#### [PROVIDED INFORMATION]
# # #

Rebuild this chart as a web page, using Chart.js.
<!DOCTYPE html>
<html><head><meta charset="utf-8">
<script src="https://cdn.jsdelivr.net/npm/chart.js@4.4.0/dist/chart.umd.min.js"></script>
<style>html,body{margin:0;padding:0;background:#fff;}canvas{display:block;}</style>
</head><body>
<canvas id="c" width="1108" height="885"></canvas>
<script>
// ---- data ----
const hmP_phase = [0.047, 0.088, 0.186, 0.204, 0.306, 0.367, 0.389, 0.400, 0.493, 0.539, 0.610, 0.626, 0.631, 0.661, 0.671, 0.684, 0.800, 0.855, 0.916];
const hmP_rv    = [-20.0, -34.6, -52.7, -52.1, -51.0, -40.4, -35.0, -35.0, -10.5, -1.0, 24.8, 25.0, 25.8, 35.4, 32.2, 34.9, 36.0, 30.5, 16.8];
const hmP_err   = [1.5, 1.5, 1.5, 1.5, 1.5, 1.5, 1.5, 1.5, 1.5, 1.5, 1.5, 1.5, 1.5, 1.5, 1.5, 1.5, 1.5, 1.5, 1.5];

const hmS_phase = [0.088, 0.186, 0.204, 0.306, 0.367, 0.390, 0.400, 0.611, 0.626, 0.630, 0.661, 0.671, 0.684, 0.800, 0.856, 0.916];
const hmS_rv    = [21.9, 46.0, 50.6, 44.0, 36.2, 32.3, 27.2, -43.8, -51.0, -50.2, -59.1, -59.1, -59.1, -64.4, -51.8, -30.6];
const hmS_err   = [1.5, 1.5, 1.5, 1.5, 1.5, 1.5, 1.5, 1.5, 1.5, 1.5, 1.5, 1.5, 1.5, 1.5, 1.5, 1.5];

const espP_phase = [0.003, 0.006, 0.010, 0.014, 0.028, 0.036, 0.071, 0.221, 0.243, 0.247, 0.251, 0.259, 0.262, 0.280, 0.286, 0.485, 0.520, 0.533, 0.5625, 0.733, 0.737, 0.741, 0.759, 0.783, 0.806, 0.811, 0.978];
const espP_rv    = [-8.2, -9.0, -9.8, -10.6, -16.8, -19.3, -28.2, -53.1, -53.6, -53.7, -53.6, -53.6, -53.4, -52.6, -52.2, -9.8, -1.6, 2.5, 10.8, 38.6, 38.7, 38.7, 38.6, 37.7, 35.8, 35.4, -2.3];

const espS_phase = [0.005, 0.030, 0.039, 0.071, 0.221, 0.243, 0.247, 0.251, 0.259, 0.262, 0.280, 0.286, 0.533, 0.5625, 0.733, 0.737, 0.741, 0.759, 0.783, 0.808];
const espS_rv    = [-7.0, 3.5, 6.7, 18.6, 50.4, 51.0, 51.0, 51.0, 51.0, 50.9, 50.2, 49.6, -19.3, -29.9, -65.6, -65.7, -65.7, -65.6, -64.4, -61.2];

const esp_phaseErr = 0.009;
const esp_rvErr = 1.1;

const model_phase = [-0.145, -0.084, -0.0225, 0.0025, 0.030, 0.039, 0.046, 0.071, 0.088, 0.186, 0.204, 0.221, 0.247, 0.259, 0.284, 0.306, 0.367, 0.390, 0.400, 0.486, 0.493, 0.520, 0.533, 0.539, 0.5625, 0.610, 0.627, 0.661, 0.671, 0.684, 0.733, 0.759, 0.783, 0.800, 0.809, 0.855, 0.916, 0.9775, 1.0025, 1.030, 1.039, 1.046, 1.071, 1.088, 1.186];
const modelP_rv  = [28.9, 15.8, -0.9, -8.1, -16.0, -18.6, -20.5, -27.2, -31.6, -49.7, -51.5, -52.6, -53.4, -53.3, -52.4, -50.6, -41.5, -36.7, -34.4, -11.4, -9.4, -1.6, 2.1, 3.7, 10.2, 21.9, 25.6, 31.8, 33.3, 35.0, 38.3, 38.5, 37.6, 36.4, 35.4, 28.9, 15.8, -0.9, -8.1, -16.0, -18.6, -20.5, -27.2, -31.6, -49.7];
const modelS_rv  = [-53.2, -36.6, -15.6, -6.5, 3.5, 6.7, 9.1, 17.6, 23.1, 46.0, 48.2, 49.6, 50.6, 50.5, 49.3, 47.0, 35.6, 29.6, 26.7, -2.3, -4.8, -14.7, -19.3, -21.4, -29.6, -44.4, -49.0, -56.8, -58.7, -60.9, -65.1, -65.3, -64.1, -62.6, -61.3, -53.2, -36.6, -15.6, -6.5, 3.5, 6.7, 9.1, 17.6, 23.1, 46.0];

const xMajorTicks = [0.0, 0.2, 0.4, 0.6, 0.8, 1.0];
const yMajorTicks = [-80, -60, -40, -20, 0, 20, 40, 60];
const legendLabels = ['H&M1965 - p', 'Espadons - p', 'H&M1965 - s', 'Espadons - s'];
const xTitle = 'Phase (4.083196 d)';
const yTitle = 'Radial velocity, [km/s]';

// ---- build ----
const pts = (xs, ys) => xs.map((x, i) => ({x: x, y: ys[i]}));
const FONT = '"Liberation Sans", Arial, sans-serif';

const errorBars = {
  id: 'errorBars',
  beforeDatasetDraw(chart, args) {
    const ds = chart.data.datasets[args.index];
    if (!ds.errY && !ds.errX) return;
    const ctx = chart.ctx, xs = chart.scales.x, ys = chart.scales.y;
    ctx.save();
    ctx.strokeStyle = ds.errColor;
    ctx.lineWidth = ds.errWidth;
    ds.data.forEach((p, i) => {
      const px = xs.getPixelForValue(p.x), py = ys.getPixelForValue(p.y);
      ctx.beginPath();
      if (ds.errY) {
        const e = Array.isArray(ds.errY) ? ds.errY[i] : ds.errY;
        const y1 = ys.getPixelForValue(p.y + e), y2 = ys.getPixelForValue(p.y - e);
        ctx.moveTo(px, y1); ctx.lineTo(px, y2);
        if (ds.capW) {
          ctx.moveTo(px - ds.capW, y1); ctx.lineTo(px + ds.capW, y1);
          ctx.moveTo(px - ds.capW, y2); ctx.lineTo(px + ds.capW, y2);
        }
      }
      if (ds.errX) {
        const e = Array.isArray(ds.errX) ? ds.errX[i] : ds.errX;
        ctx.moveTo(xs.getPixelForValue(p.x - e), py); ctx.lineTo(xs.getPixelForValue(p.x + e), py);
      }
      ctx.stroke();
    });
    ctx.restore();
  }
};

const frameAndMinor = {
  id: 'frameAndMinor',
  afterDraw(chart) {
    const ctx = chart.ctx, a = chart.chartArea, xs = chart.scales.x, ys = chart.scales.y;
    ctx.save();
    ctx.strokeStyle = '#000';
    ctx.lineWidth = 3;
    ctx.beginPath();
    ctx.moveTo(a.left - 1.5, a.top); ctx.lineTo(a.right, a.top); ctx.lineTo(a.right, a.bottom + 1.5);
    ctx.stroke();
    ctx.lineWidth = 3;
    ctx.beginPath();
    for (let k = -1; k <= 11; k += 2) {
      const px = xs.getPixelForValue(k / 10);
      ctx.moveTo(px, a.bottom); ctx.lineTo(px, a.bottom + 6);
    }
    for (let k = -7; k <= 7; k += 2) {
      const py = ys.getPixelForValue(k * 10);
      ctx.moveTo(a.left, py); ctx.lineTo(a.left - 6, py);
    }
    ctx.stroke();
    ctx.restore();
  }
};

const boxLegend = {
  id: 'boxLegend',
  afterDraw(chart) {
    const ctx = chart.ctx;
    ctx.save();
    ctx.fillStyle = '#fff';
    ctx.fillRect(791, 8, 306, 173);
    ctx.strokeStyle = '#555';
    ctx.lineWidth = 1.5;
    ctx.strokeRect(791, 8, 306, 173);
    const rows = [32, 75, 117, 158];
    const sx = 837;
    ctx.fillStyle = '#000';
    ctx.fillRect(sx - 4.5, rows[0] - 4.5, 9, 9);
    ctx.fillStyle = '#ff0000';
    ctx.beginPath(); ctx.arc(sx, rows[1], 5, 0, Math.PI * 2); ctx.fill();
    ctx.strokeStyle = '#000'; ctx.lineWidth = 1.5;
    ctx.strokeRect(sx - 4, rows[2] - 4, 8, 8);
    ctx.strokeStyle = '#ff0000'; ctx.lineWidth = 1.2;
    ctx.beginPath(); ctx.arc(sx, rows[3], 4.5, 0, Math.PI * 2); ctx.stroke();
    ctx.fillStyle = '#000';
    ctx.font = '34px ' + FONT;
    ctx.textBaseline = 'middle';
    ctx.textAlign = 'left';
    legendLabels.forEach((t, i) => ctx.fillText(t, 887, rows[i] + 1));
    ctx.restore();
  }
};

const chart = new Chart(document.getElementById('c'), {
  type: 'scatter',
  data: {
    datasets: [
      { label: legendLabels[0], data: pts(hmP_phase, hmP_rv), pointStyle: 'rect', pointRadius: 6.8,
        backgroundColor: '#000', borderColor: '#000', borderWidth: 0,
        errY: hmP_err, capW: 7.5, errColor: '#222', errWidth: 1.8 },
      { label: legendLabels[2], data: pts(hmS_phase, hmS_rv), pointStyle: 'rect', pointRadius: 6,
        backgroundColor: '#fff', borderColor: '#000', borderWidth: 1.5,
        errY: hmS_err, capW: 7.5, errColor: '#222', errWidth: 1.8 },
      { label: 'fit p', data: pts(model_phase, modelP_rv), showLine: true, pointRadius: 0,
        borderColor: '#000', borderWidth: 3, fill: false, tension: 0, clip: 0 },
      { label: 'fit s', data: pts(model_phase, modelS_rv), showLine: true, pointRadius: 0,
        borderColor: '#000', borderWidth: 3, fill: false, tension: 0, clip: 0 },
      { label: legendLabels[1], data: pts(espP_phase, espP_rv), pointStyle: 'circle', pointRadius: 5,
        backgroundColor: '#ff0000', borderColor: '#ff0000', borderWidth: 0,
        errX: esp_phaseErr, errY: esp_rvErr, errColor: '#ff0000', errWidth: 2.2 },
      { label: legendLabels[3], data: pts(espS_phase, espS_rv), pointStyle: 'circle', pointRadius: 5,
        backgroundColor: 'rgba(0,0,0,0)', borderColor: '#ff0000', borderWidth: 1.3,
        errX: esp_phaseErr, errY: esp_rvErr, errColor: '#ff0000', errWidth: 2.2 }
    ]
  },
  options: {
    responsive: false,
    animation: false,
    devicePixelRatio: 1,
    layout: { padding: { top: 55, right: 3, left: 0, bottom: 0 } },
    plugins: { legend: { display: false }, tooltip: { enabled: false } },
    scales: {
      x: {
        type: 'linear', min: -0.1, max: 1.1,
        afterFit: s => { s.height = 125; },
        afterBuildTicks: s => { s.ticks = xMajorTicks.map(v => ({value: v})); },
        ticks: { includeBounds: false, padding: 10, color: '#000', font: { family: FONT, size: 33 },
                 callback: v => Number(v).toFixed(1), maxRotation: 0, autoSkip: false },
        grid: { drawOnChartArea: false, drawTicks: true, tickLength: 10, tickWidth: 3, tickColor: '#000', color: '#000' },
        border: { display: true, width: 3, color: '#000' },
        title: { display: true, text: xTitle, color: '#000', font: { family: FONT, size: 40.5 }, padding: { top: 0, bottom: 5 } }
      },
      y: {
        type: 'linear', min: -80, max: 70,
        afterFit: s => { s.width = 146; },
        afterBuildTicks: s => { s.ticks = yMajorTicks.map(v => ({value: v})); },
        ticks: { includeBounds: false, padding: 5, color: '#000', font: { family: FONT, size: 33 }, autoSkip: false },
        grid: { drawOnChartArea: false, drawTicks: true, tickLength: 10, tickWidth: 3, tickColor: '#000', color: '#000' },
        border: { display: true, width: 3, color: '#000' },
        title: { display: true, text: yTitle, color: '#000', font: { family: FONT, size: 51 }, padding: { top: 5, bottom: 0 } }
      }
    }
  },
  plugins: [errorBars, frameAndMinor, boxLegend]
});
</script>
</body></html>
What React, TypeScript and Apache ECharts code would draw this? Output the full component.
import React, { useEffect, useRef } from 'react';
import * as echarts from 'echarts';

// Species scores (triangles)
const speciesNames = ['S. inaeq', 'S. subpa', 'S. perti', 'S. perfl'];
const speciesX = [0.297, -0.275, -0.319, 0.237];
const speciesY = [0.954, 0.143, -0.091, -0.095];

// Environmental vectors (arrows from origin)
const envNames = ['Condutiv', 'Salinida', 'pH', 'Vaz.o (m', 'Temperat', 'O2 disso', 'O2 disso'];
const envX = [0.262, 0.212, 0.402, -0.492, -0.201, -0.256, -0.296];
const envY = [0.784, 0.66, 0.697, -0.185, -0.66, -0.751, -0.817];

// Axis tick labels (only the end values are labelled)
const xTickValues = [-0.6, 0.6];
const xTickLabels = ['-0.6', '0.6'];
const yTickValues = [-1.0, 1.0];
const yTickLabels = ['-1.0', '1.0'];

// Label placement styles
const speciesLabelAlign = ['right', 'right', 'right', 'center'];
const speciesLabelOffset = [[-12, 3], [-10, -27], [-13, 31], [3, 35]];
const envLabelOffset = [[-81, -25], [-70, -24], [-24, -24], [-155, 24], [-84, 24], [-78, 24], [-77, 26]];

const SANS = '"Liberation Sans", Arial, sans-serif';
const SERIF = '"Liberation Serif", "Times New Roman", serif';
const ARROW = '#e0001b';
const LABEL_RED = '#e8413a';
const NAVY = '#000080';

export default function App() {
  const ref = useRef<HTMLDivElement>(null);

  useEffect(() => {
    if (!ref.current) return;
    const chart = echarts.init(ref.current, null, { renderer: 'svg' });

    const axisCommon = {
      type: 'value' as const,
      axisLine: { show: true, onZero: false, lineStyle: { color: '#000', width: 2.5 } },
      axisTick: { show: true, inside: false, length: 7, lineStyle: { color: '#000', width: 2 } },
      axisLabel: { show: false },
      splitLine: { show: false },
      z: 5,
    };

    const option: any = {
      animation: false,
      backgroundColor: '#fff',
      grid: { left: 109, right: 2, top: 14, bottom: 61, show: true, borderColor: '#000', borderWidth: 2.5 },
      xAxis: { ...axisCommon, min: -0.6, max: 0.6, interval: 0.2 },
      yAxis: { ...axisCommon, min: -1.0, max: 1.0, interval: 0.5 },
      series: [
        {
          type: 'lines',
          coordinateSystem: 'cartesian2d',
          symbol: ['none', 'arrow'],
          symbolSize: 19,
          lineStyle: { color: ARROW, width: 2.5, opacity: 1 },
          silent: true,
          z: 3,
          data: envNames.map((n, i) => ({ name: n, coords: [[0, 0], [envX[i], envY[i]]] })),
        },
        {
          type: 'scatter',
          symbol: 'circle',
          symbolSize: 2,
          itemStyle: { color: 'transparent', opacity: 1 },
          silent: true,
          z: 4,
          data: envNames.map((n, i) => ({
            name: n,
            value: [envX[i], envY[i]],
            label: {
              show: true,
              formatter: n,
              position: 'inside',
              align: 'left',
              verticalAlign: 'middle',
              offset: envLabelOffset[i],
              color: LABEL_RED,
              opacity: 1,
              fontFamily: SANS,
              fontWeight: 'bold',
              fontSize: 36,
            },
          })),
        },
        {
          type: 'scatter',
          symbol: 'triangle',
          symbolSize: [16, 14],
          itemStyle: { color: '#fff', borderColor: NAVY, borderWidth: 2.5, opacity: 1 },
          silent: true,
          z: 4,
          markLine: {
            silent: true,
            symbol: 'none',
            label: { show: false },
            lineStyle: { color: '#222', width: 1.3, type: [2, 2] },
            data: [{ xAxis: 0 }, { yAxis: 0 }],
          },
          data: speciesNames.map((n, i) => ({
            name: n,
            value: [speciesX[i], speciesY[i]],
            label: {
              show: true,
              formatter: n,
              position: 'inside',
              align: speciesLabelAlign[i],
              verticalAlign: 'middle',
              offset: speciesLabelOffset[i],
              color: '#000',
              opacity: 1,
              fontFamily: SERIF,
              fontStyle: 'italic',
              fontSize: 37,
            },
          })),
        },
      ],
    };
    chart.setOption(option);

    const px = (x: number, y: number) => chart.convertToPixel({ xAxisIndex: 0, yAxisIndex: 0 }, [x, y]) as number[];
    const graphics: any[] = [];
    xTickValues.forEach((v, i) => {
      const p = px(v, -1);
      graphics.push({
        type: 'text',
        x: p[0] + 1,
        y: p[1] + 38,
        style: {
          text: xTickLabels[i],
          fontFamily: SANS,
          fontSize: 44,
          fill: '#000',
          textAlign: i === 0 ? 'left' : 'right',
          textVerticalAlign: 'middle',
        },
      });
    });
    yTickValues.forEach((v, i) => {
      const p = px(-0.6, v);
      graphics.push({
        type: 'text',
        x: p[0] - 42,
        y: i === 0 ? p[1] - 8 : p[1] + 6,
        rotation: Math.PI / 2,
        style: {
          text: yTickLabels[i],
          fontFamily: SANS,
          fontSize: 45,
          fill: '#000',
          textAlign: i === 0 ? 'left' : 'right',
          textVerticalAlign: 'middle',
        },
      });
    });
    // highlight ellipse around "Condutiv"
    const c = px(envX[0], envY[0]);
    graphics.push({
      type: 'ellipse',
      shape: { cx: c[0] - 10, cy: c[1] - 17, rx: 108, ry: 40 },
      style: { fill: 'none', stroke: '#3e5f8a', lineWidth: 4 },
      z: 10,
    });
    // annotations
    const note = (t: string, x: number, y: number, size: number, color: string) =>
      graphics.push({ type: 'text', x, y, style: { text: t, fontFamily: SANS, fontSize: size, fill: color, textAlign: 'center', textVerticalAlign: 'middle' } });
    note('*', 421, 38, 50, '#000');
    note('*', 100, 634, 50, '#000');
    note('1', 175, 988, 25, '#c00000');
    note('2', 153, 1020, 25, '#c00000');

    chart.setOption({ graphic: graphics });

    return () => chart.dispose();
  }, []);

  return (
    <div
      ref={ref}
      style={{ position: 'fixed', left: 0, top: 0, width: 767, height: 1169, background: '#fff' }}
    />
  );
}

# # #

#### [WHAT IS BEING ASKED]
Copy every line in the entries above that has the string "this" in it.

#### [ANSWER TO THE PROBLEM]
Rebuild this chart as a web page, using Chart.js.
What React, TypeScript and Apache ECharts code would draw this? Output the full component.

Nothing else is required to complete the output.